Every entry below should be transcribed exactly; pictures stay out of the copy.

→ DATA PROVIDED:
_____
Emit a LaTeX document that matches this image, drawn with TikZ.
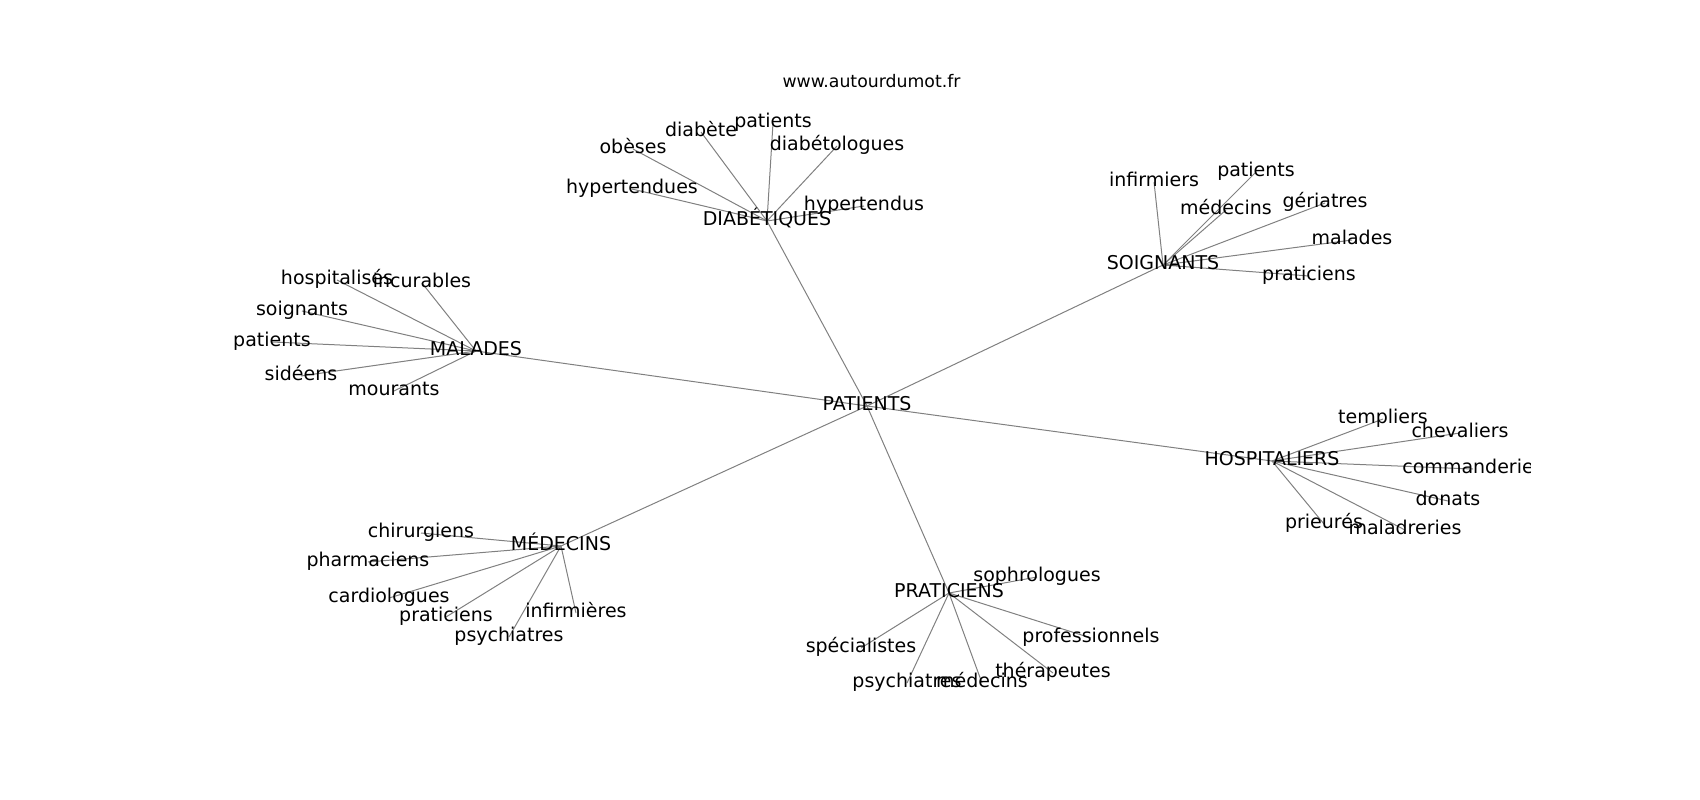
\documentclass[tikz,border=0pt]{standalone}
\usepackage{fontspec}
\setmainfont{DejaVu Sans}
\usetikzlibrary{backgrounds}

\begin{document}
\begin{tikzpicture}[x=1pt, y=-1pt,
    word/.style={font=\fontsize{19}{23}\selectfont, inner sep=0pt, text height=1.1em, text depth=0.11em, anchor=center},
    hub/.style={word},
    link/.style={black!50, line width=1pt}]
    \useasboundingbox (0,0) rectangle (1700,800);

    % Title
    \node[word, font=\fontsize{17.3}{21}\selectfont] (title) at (871.5,83) {www.autourdumot.fr};

    % Hubs
    \node[hub] (pat) at (867,406) {PATIENTS};
    \node[hub] (dia) at (767,221) {DIABÉTIQUES};
    \node[hub] (soi) at (1163,265) {SOIGNANTS};
    \node[hub] (mal) at (476,351) {MALADES};
    \node[hub] (hos) at (1272,461) {HOSPITALIERS};
    \node[hub] (med) at (561,546) {MÉDECINS};
    \node[hub] (pra) at (949,593) {PRATICIENS};

    % Leaves, clipped to the axes box
    \begin{scope}
        \clip (212.5,96) rectangle (1530,712);
        \foreach \n/\x/\y/\txt in {dia1/773/123/patients, dia2/701/132/diabète, dia3/633/149/obèses,
                dia4/837/146/diabétologues, dia5/632/189/hypertendues, dia6/864/206/hypertendus,
                soi1/1154/182/infirmiers, soi2/1256/172/patients, soi3/1226/210/médecins,
                soi4/1325/203/gériatres, soi5/1352/240/malades, soi6/1309/276/praticiens,
                mal1/337/280/hospitalisés, mal2/422/283/incurables, mal3/302/311/soignants,
                mal4/272/342/patients, mal5/301/376/sidéens, mal6/394/391/mourants,
                hos1/1383/419/templiers, hos2/1460/433/chevaliers, hos3/1473/469/commanderies,
                hos4/1448/501/donats, hos5/1324/524/prieurés, hos6/1405/530/maladreries,
                med1/421/533/chirurgiens, med2/368/562/pharmaciens, med3/389/598/cardiologues,
                med4/446/617/praticiens, med5/576/613/infirmières, med6/509/637/psychiatres,
                pra1/1037/577/sophrologues, pra2/1091/638/professionnels, pra3/861/648/spécialistes,
                pra4/1053/673/thérapeutes, pra5/907/683/psychiatres, pra6/982/683/médecins}
            \node[word] (\n) at (\x,\y) {\txt};
    \end{scope}

    % Edges
    \begin{scope}[on background layer]
        \foreach \h in {dia,soi,mal,hos,med,pra} {
            \draw[link] (pat.center) -- (\h.center);
            \foreach \i in {1,...,6}
                \draw[link] (\h.center) -- (\h\i.center);
        }
    \end{scope}
\end{tikzpicture}
\end{document}
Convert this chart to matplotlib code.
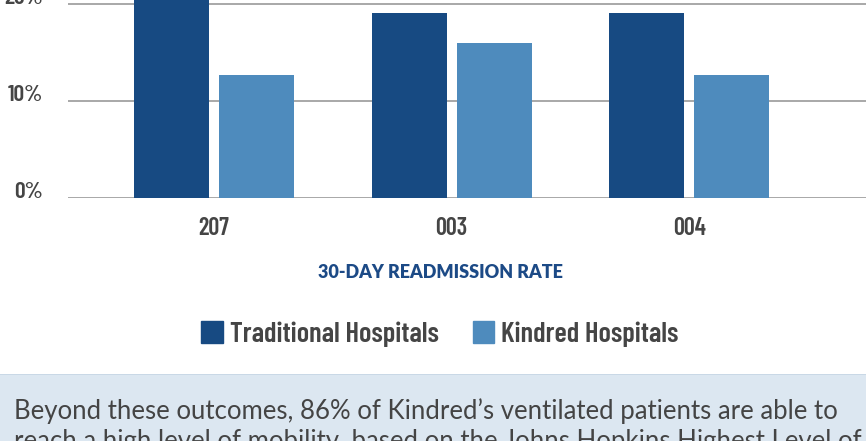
import matplotlib.pyplot as plt
from matplotlib.patches import Rectangle, Patch

# datos
groups = ['207', '003', '004']
traditional = [24.0, 19.1, 19.1]
kindred = [12.7, 16.0, 12.7]
yticks = [0, 10, 20]
ytick_labels = ['0%', '10%', '20%']
series_names = ['Traditional Hospitals', 'Kindred Hospitals']

dark = '#174a82'
light = '#4e8bbd'
grey_txt = '#454545'
narrow = ['Barlow Condensed', 'DejaVu Sans']
body_font = ['Lato', 'DejaVu Sans']

W, H = 866, 441
fig = plt.figure(figsize=(W / 100, H / 100), dpi=100)

# ejes: 0% en y=198px, 10% cada 97px, parte superior recortada
bottom = 1 - 198 / H
ax = fig.add_axes([68 / W, bottom, 1 - 68 / W, 291 / H])
ax.set_ylim(0, 30)
ax.set_xlim(-0.615, 2.745)

x = list(range(len(groups)))
bw = 0.316
off = 0.179
ax.bar([i - off for i in x], traditional, bw, color=dark, zorder=3)
ax.bar([i + off for i in x], kindred, bw, color=light, zorder=3)

for y in yticks:
    ax.axhline(y, color='#9a9a9a', lw=1.2, zorder=1)

for s in ax.spines.values():
    s.set_visible(False)
ax.tick_params(length=0)
ax.set_yticks(yticks)
ax.set_yticklabels(ytick_labels, family=narrow, weight=600, fontsize=17,
                   color=grey_txt, va='baseline')
ax.tick_params(axis='y', pad=18)
ax.set_xticks(x)
ax.set_xticklabels(groups, family=narrow, weight=600, fontsize=17.5, color=grey_txt)
ax.tick_params(axis='x', pad=14)

fig.text(440 / W, 1 - 273 / H, '30-DAY READMISSION RATE', ha='center', va='center',
         family=body_font, weight='heavy', fontsize=13, color='#1c4a86')

handles = [Patch(color=dark), Patch(color=light)]
fig.legend(handles, series_names, loc='center', bbox_to_anchor=(440 / W, 1 - 334 / H),
           ncol=2, frameon=False, handlelength=0.75, handleheight=0.8,
           handletextpad=0.25, columnspacing=1.2,
           prop={'family': narrow, 'weight': 600, 'size': 20.5}, labelcolor=grey_txt)

# caja inferior
fig.patches.append(Rectangle((0, 0), 1, (H - 374) / H, transform=fig.transFigure,
                             facecolor='#dce7f1', edgecolor='none', zorder=0))
fig.patches.append(Rectangle((0, (H - 375) / H), 1, 1.5 / H, transform=fig.transFigure,
                             facecolor='#c9d8e6', edgecolor='none', zorder=0))
body = ['Beyond these outcomes, 86% of Kindred\u2019s ventilated patients are able to',
        'reach a high level of mobility, based on the Johns Hopkins Highest Level of']
fig.text(14 / W, (H - 419) / H, body[0], ha='left', va='baseline',
         family=body_font, fontsize=18.5, color='#444444')
fig.text(14 / W, (H - 449) / H, body[1], ha='left', va='baseline',
         family=body_font, fontsize=18.5, color='#444444')

fig.savefig('out.png', dpi=100)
_____
→ ANSWER TO THE PROBLEM:
Emit a LaTeX document that matches this image, drawn with TikZ.
\documentclass[tikz,border=0pt]{standalone}
\usepackage{fontspec}
\setmainfont{DejaVu Sans}
\usetikzlibrary{backgrounds}

\begin{document}
\begin{tikzpicture}[x=1pt, y=-1pt,
    word/.style={font=\fontsize{19}{23}\selectfont, inner sep=0pt, text height=1.1em, text depth=0.11em, anchor=center},
    hub/.style={word},
    link/.style={black!50, line width=1pt}]
    \useasboundingbox (0,0) rectangle (1700,800);

    % Title
    \node[word, font=\fontsize{17.3}{21}\selectfont] (title) at (871.5,83) {www.autourdumot.fr};

    % Hubs
    \node[hub] (pat) at (867,406) {PATIENTS};
    \node[hub] (dia) at (767,221) {DIABÉTIQUES};
    \node[hub] (soi) at (1163,265) {SOIGNANTS};
    \node[hub] (mal) at (476,351) {MALADES};
    \node[hub] (hos) at (1272,461) {HOSPITALIERS};
    \node[hub] (med) at (561,546) {MÉDECINS};
    \node[hub] (pra) at (949,593) {PRATICIENS};

    % Leaves, clipped to the axes box
    \begin{scope}
        \clip (212.5,96) rectangle (1530,712);
        \foreach \n/\x/\y/\txt in {dia1/773/123/patients, dia2/701/132/diabète, dia3/633/149/obèses,
                dia4/837/146/diabétologues, dia5/632/189/hypertendues, dia6/864/206/hypertendus,
                soi1/1154/182/infirmiers, soi2/1256/172/patients, soi3/1226/210/médecins,
                soi4/1325/203/gériatres, soi5/1352/240/malades, soi6/1309/276/praticiens,
                mal1/337/280/hospitalisés, mal2/422/283/incurables, mal3/302/311/soignants,
                mal4/272/342/patients, mal5/301/376/sidéens, mal6/394/391/mourants,
                hos1/1383/419/templiers, hos2/1460/433/chevaliers, hos3/1473/469/commanderies,
                hos4/1448/501/donats, hos5/1324/524/prieurés, hos6/1405/530/maladreries,
                med1/421/533/chirurgiens, med2/368/562/pharmaciens, med3/389/598/cardiologues,
                med4/446/617/praticiens, med5/576/613/infirmières, med6/509/637/psychiatres,
                pra1/1037/577/sophrologues, pra2/1091/638/professionnels, pra3/861/648/spécialistes,
                pra4/1053/673/thérapeutes, pra5/907/683/psychiatres, pra6/982/683/médecins}
            \node[word] (\n) at (\x,\y) {\txt};
    \end{scope}

    % Edges
    \begin{scope}[on background layer]
        \foreach \h in {dia,soi,mal,hos,med,pra} {
            \draw[link] (pat.center) -- (\h.center);
            \foreach \i in {1,...,6}
                \draw[link] (\h.center) -- (\h\i.center);
        }
    \end{scope}
\end{tikzpicture}
\end{document}
Convert this chart to matplotlib code.
import matplotlib.pyplot as plt
from matplotlib.patches import Rectangle, Patch

# datos
groups = ['207', '003', '004']
traditional = [24.0, 19.1, 19.1]
kindred = [12.7, 16.0, 12.7]
yticks = [0, 10, 20]
ytick_labels = ['0%', '10%', '20%']
series_names = ['Traditional Hospitals', 'Kindred Hospitals']

dark = '#174a82'
light = '#4e8bbd'
grey_txt = '#454545'
narrow = ['Barlow Condensed', 'DejaVu Sans']
body_font = ['Lato', 'DejaVu Sans']

W, H = 866, 441
fig = plt.figure(figsize=(W / 100, H / 100), dpi=100)

# ejes: 0% en y=198px, 10% cada 97px, parte superior recortada
bottom = 1 - 198 / H
ax = fig.add_axes([68 / W, bottom, 1 - 68 / W, 291 / H])
ax.set_ylim(0, 30)
ax.set_xlim(-0.615, 2.745)

x = list(range(len(groups)))
bw = 0.316
off = 0.179
ax.bar([i - off for i in x], traditional, bw, color=dark, zorder=3)
ax.bar([i + off for i in x], kindred, bw, color=light, zorder=3)

for y in yticks:
    ax.axhline(y, color='#9a9a9a', lw=1.2, zorder=1)

for s in ax.spines.values():
    s.set_visible(False)
ax.tick_params(length=0)
ax.set_yticks(yticks)
ax.set_yticklabels(ytick_labels, family=narrow, weight=600, fontsize=17,
                   color=grey_txt, va='baseline')
ax.tick_params(axis='y', pad=18)
ax.set_xticks(x)
ax.set_xticklabels(groups, family=narrow, weight=600, fontsize=17.5, color=grey_txt)
ax.tick_params(axis='x', pad=14)

fig.text(440 / W, 1 - 273 / H, '30-DAY READMISSION RATE', ha='center', va='center',
         family=body_font, weight='heavy', fontsize=13, color='#1c4a86')

handles = [Patch(color=dark), Patch(color=light)]
fig.legend(handles, series_names, loc='center', bbox_to_anchor=(440 / W, 1 - 334 / H),
           ncol=2, frameon=False, handlelength=0.75, handleheight=0.8,
           handletextpad=0.25, columnspacing=1.2,
           prop={'family': narrow, 'weight': 600, 'size': 20.5}, labelcolor=grey_txt)

# caja inferior
fig.patches.append(Rectangle((0, 0), 1, (H - 374) / H, transform=fig.transFigure,
                             facecolor='#dce7f1', edgecolor='none', zorder=0))
fig.patches.append(Rectangle((0, (H - 375) / H), 1, 1.5 / H, transform=fig.transFigure,
                             facecolor='#c9d8e6', edgecolor='none', zorder=0))
body = ['Beyond these outcomes, 86% of Kindred\u2019s ventilated patients are able to',
        'reach a high level of mobility, based on the Johns Hopkins Highest Level of']
fig.text(14 / W, (H - 419) / H, body[0], ha='left', va='baseline',
         family=body_font, fontsize=18.5, color='#444444')
fig.text(14 / W, (H - 449) / H, body[1], ha='left', va='baseline',
         family=body_font, fontsize=18.5, color='#444444')

fig.savefig('out.png', dpi=100)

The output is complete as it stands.